Coursera’s chief product officer just left to become a VC

Tom Willerer, who has spent the last four years with the online education company Coursera — the last two as its chief product officer — is moving on from the outfit to become a venture capitalist.

Specifically, Willerer is joining Venrock, a venture firm founded nearly 50 years ago to build off the successful investing activities of the Rockefeller family.

Venrock, which has offices in Palo Alto, New York and Boston, has become best known as a healthcare firm. That owes largely to the success of longtime partner Bryan Roberts, who co-founded and incubated publicly traded Castlight Health. Roberts also led the Series A round of publicly traded Illumina, which is now the world’s largest maker of DNA sequencing machines, among other smart moves during his 20 years with the firm.

But Venrock’s partners — and it has seven now with Willerer — also back consumer-facing companies. Among its biggest wins: partner David Pakman led the Series A and B rounds for Dollar Shave Club, the men’s grooming products company that sold to Unilever last year for $1 billion. It’s that consumer practice that Willerer — who also logged nearly six years as vice president for product management at Netflix — will be helping.

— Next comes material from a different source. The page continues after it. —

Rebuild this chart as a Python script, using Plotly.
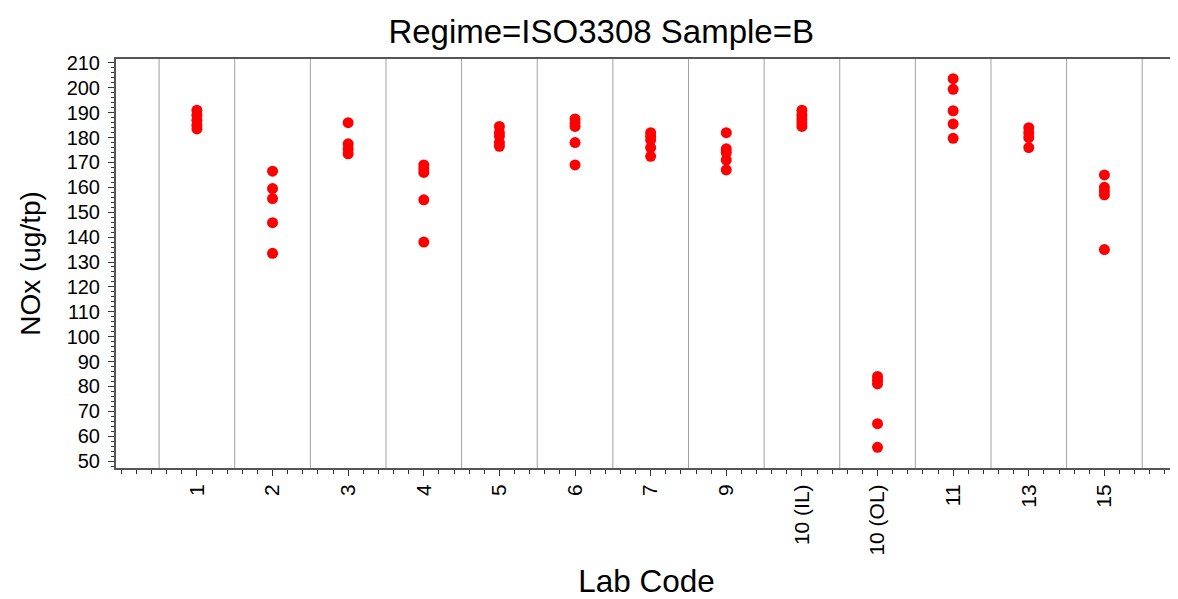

First, he says, he plans to learns the ropes. “I’ve done a few opportunistic angel investments and advised a couple of startups,” Willerer tells us. “Some have reached out to me, and I’ve clicked with the founders.”

To get a better handle on his new career, Willerer is already soliciting advice near and far about his transition into venture capital, and he suggests the best advice he has received is to “talk with a lot of people, get as smart as I can, try to be very methodical about evaluating companies and products and markets, then rely on my partners — who’ve been doing this much longer than I have — to give good feedback on what I’m looking at doing.”

Willerer isn’t the first Coursera executive to leave the five-year-old outfit to become a venture capitalist. The company’s co-founder, Andrew Ng, who went on to spend several years as the chief scientist at Baidu, is creating his own venture firm, as we reported in August.

According to an SEC filing, Ng is looking to raise upwards of $150 million. It will target artificial intelligence-related opportunities.